Two newspaper photos caught the eye last week, with one common denominator - the Uganda Police.
In the first photo, policemen were shown helping Kyadondo East MP Ibrahim Ssemujju Nganda to clean the city suburb of Kireka. In the second photo, former Kampala Assistant Bishop Zac Niringiye was shown making a statement from Wandegeya police station. Dr Niringiye had been arrested from Makerere, as he distributed leaflets with messages against fraudsters who steal taxpayers' money.
The first photo represents a commendable operational climb-down by the police. On previous occasions, Mr Ssemujju had tried to meet his constituents and the police had dispersed the meetings. Teargas was fired and shops were closed as armed police roamed the roads. In the present case, however, the police, deployed ahead of a scheduled cleaning exercise, appear to have feared the embarrassment of being seen to side with dirt and garbage.
Instead, they returned with gloves and participated in the cleaning. The MP later addressed his constituents and everyone went home happy. No bullets fired. No teargas canisters thrown. No one injured. Imagine the chaos that would have ensued if the police had not been reasonable. At Makerere, however, the police decided to, literally, support the thugs who steal public funds in what we, rather euphemistically, call corruption.
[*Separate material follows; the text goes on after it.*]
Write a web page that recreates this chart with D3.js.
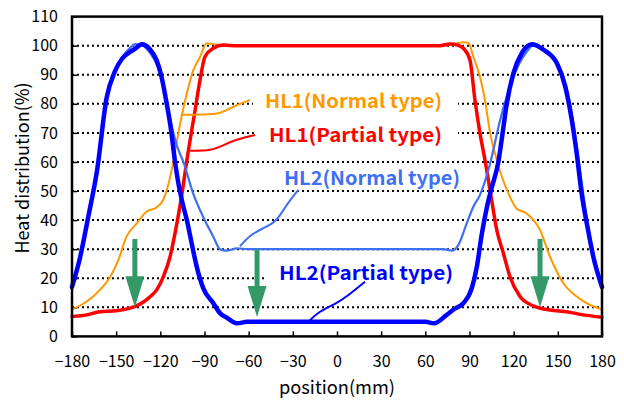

Activists peacefully distributing awareness-raising leaflets were arrested like pickpockets. In so doing, the police conspired to shield thieves in the Office of the Prime Minister and the ministry of Public Service from further public scrutiny. But the police also helped to give even more attention to the activists, considered heroes of popular concerns. It is this kind of needless attention that politicians like, and the police seem keen to give.
Between Kireka and Makerere, where Uganda's premier university is located, there is no prize for guessing where common sense prevailed. But a prize should go to anyone who can make the police leadership realize the folly of preventing unarmed citizens from enjoying their constitutional rights.